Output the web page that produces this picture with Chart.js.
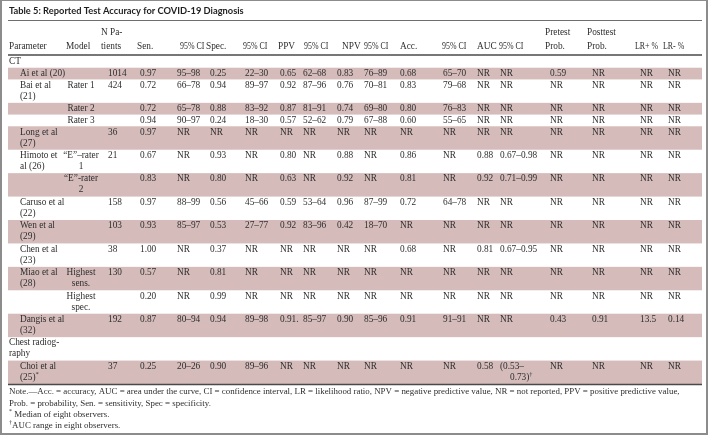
<!DOCTYPE html>
<html>
<head>
<meta charset="utf-8">
<script src="https://cdn.jsdelivr.net/npm/chart.js@4.4.1/dist/chart.umd.min.js"></script>
<style>
    html, body { margin: 0; padding: 0; background: #fff; }
    #wrap { width: 709px; height: 435px; position: relative; }
</style>
</head>
<body>
<div id="wrap"><canvas id="table-canvas"></canvas></div>
<script>
// 表のデータ
const title = 'Table 5: Reported Test Accuracy for COVID-19 Diagnosis';
const headTop = ['', '', 'N Pa-', '', '', '', '', '', '', '', '', '', '', '', '', 'Pretest', 'Posttest', '', ''];
const headBottom = ['Parameter', 'Model', 'tients', 'Sen.', '95% CI', 'Spec.', '95% CI', 'PPV', '95% CI', 'NPV',
    '95% CI', 'Acc.', '95% CI', 'AUC', '95% CI', 'Prob.', 'Prob.', 'LR+ %', 'LR- %'];

const isSection = [true, false, false, false, false, false, false, false, false, false, false, false, false, false, true, false];
const params = ['CT', 'Ai et al (20)', 'Bai et al\n(21)', '', '', 'Long et al\n(27)', 'Himoto et\nal (26)', '',
    'Caruso et al\n(22)', 'Wen et al\n(29)', 'Chen et al\n(23)', 'Miao et al\n(28)', '', 'Dangis et al\n(32)',
    'Chest radiog-\nraphy', 'Choi et al\n(25)*'];
const models = ['', '', 'Rater 1', 'Rater 2', 'Rater 3', '', '\u201cE\u201d\u2013rater\n1', '\u201cE\u201d-rater\n2', '', '', '',
    'Highest\nsens.', 'Highest\nspec.', '', '', ''];
const nPatients = ['', '1014', '424', '', '', '36', '21', '', '158', '103', '38', '130', '', '192', '', '37'];
const sen = ['', '0.97', '0.72', '0.72', '0.94', '0.97', '0.67', '0.83', '0.97', '0.93', '1.00', '0.57', '0.20', '0.87', '', '0.25'];
const senCI = ['', '95–98', '66–78', '65–78', '90–97', 'NR', 'NR', 'NR', '88–99', '85–97', 'NR', 'NR', 'NR', '80–94', '', '20–26'];
const spec = ['', '0.25', '0.94', '0.88', '0.24', 'NR', '0.93', '0.80', '0.56', '0.53', '0.37', '0.81', '0.99', '0.94', '', '0.90'];
const specCI = ['', '22–30', '89–97', '83–92', '18–30', 'NR', 'NR', 'NR', '45–66', '27–77', 'NR', 'NR', 'NR', '89–98', '', '89–96'];
const ppv = ['', '0.65', '0.92', '0.87', '0.57', 'NR', '0.80', '0.63', '0.59', '0.92', 'NR', 'NR', 'NR', '0.91.', '', 'NR'];
const ppvCI = ['', '62–68', '87–96', '81–91', '52–62', 'NR', 'NR', 'NR', '53–64', '83–96', 'NR', 'NR', 'NR', '85–97', '', 'NR'];
const npv = ['', '0.83', '0.76', '0.74', '0.79', 'NR', '0.88', '0.92', '0.96', '0.42', 'NR', 'NR', 'NR', '0.90', '', 'NR'];
const npvCI = ['', '76–89', '70–81', '69–80', '67–88', 'NR', 'NR', 'NR', '87–99', '18–70', 'NR', 'NR', 'NR', '85–96', '', 'NR'];
const acc = ['', '0.68', '0.83', '0.80', '0.60', 'NR', '0.86', '0.81', '0.72', 'NR', '0.68', 'NR', 'NR', '0.91', '', 'NR'];
const accCI = ['', '65–70', '79–68', '76–83', '55–65', 'NR', 'NR', 'NR', '64–78', 'NR', 'NR', 'NR', 'NR', '91–91', '', 'NR'];
const auc = ['', 'NR', 'NR', 'NR', 'NR', 'NR', '0.88', '0.92', 'NR', 'NR', '0.81', 'NR', 'NR', 'NR', '', '0.58'];
const aucCI = ['', 'NR', 'NR', 'NR', 'NR', 'NR', '0.67–0.98', '0.71–0.99', 'NR', 'NR', '0.67–0.95', 'NR', 'NR', 'NR', '', '(0.53–\n0.73)†'];
const pretest = ['', '0.59', 'NR', 'NR', 'NR', 'NR', 'NR', 'NR', 'NR', 'NR', 'NR', 'NR', 'NR', '0.43', '', 'NR'];
const posttest = ['', 'NR', 'NR', 'NR', 'NR', 'NR', 'NR', 'NR', 'NR', 'NR', 'NR', 'NR', 'NR', '0.91', '', 'NR'];
const lrPlus = ['', 'NR', 'NR', 'NR', 'NR', 'NR', 'NR', 'NR', 'NR', 'NR', 'NR', 'NR', 'NR', '13.5', '', 'NR'];
const lrMinus = ['', 'NR', 'NR', 'NR', 'NR', 'NR', 'NR', 'NR', 'NR', 'NR', 'NR', 'NR', 'NR', '0.14', '', 'NR'];

const notes = [
    'Note.\u2014Acc. = accuracy, AUC = area under the curve, CI = confidence interval, LR = likelihood ratio, NPV = negative predictive value, NR = not reported, PPV = positive predictive value,',
    'Prob. = probability, Sen. = sensitivity, Spec = specificity.',
    '* Median of eight observers.',
    '†AUC range in eight observers.'
];

// レイアウト
const columns = [params, models, nPatients, sen, senCI, spec, specCI, ppv, ppvCI, npv, npvCI,
    acc, accCI, auc, aucCI, pretest, posttest, lrPlus, lrMinus];
const colX = [20, 81, 108, 140, 177, 210, 245, 280, 303, 337, 364, 400, 443, 477, 500, 550, 592, 640, 668];
const headX = [9, 66, 101, 137, 180, 206, 243, 278, 304, 342, 364, 400, 442, 477, 499, 545, 587, 635, 663];
const sectionX = 9;
const tableLeft = 8, tableRight = 702;
const shade = '#d5bcbb';
const textColor = '#2e2e2e';
const fontSize = 9.3;
const noteSize = 8.9;
const lineGap = 11;

let rowLines = params.map((p, r) => Math.max(...columns.map(col => col[r] ? col[r].split('\n').length : 1)));
let rowTop = [];
let acc0 = 0;
rowLines.forEach(n => { rowTop.push(acc0); acc0 += n; });
const totalUnits = acc0;

// セルを点として作る
let cells = [];
columns.forEach((col, c) => {
    col.forEach((txt, r) => {
        if (!txt) return;
        cells.push({x: (c === 0 && isSection[r]) ? sectionX : colX[c], y: rowTop[r] + 0.5, text: txt, col: c});
    });
});

function drawRich(ctx, txt, x, y, align, size, sx) {
    // * と † は上付き
    size = size || fontSize;
    sx = sx || 1;
    const normal = size + 'px "Liberation Serif"';
    const sup = (size * 0.7) + 'px "Liberation Serif"';
    let parts = [];
    for (const ch of txt) {
        let s = (ch === '*' || ch === '†');
        if (parts.length && parts[parts.length - 1].sup === s) parts[parts.length - 1].t += ch;
        else parts.push({t: ch, sup: s});
    }
    let w = 0;
    parts.forEach(p => { ctx.font = p.sup ? sup : normal; p.w = ctx.measureText(p.t).width * sx; w += p.w; });
    let cx = align === 'center' ? x - w / 2 : x;
    ctx.textAlign = 'left';
    parts.forEach(p => {
        ctx.font = p.sup ? sup : normal;
        ctx.save();
        ctx.translate(cx, p.sup ? y - 3 : y);
        ctx.scale(sx, 1);
        ctx.fillText(p.t, 0, 0);
        ctx.restore();
        cx += p.w;
    });
}

const tablePlugin = {
    id: 'tablePlugin',
    beforeDatasetsDraw(chart) {
        const {ctx, scales: {x, y}} = chart;
        ctx.save();
        // 行の背景
        ctx.fillStyle = shade;
        rowLines.forEach((n, r) => {
            if (r % 2 !== 1) return;
            let y0 = y.getPixelForValue(rowTop[r]);
            let y1 = y.getPixelForValue(rowTop[r] + n);
            let x0 = x.getPixelForValue(tableLeft);
            let x1 = x.getPixelForValue(tableRight);
            ctx.fillRect(x0, y0, x1 - x0, y1 - y0);
        });
        ctx.restore();
    },
    afterDatasetsDraw(chart) {
        const {ctx, chartArea, scales: {x, y}} = chart;
        const meta = chart.getDatasetMeta(0);
        ctx.save();
        ctx.fillStyle = textColor;
        ctx.textBaseline = 'middle';
        meta.data.forEach((pt, i) => {
            const cell = cells[i];
            const align = cell.col === 1 ? 'center' : 'left';
            cell.text.split('\n').forEach((line, k) => {
                let lx = pt.x;
                if (k > 0 && cell.col === 14) lx = pt.x + 10;
                drawRich(ctx, line, lx, pt.y + k * lineGap, (k > 0 && cell.col === 14) ? 'left' : align);
            });
        });

        const x0 = x.getPixelForValue(tableLeft), x1 = x.getPixelForValue(tableRight);
        const top = chartArea.top, bottom = chartArea.bottom;

        // タイトル
        ctx.fillStyle = '#1e1e1e';
        ctx.font = 'bold 9.3px Lato';
        ctx.textAlign = 'left';
        ctx.fillText(title, 9, top - 45);

        // ヘッダー
        ctx.fillStyle = textColor;
        headTop.forEach((h, c) => { if (h) drawRich(ctx, h, headX[c], top - 23, 'left'); });
        headBottom.forEach((h, c) => {
            if (h) drawRich(ctx, h, headX[c], top - 9, 'left', fontSize, h.includes('%') ? 0.85 : 1);
        });

        // 罫線
        ctx.strokeStyle = '#6f6f6f';
        ctx.lineWidth = 1;
        ctx.beginPath(); ctx.moveTo(x0, top - 35.5); ctx.lineTo(x1, top - 35.5); ctx.stroke();
        ctx.strokeStyle = '#4a4a4a';
        ctx.lineWidth = 1.5;
        ctx.beginPath(); ctx.moveTo(x0, top - 1); ctx.lineTo(x1, top - 1); ctx.stroke();
        ctx.beginPath(); ctx.moveTo(x0, bottom + 0.5); ctx.lineTo(x1, bottom + 0.5); ctx.stroke();

        // 注記
        notes.forEach((n, k) => {
            drawRich(ctx, n, 9, bottom + 8 + k * 11.2, 'left', noteSize);
        });

        // 外枠
        ctx.strokeStyle = '#8c8c8c';
        ctx.lineWidth = 2;
        ctx.strokeRect(1, 0, 706, 434);
        ctx.restore();
    }
};

let ctx = document.getElementById('table-canvas').getContext('2d');
let chart = new Chart(ctx, {
    type: 'scatter',
    data: {
        datasets: [{
            label: 'cells',
            data: cells,
            pointRadius: 0,
            pointHoverRadius: 0
        }]
    },
    options: {
        responsive: true,
        maintainAspectRatio: false,
        animation: false,
        events: [],
        layout: {padding: {top: 56, bottom: 51, left: 0, right: 0}},
        plugins: {legend: {display: false}, tooltip: {enabled: false}},
        scales: {
            x: {type: 'linear', min: 0, max: 709, display: false},
            y: {type: 'linear', min: 0, max: totalUnits, reverse: true, display: false}
        }
    },
    plugins: [tablePlugin]
});
</script>
</body>
</html>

Stated goal:
Give again, exactly, the lines from the start of the data through the one holding "CI', 'Prob.', 'Prob.', 'LR+ %', 'LR- %'];"; omit the pictures.

Answer to the problem:
Output the web page that produces this picture with Chart.js.
<!DOCTYPE html>
<html>
<head>
<meta charset="utf-8">
<script src="https://cdn.jsdelivr.net/npm/chart.js@4.4.1/dist/chart.umd.min.js"></script>
<style>
    html, body { margin: 0; padding: 0; background: #fff; }
    #wrap { width: 709px; height: 435px; position: relative; }
</style>
</head>
<body>
<div id="wrap"><canvas id="table-canvas"></canvas></div>
<script>
// 表のデータ
const title = 'Table 5: Reported Test Accuracy for COVID-19 Diagnosis';
const headTop = ['', '', 'N Pa-', '', '', '', '', '', '', '', '', '', '', '', '', 'Pretest', 'Posttest', '', ''];
const headBottom = ['Parameter', 'Model', 'tients', 'Sen.', '95% CI', 'Spec.', '95% CI', 'PPV', '95% CI', 'NPV',
    '95% CI', 'Acc.', '95% CI', 'AUC', '95% CI', 'Prob.', 'Prob.', 'LR+ %', 'LR- %'];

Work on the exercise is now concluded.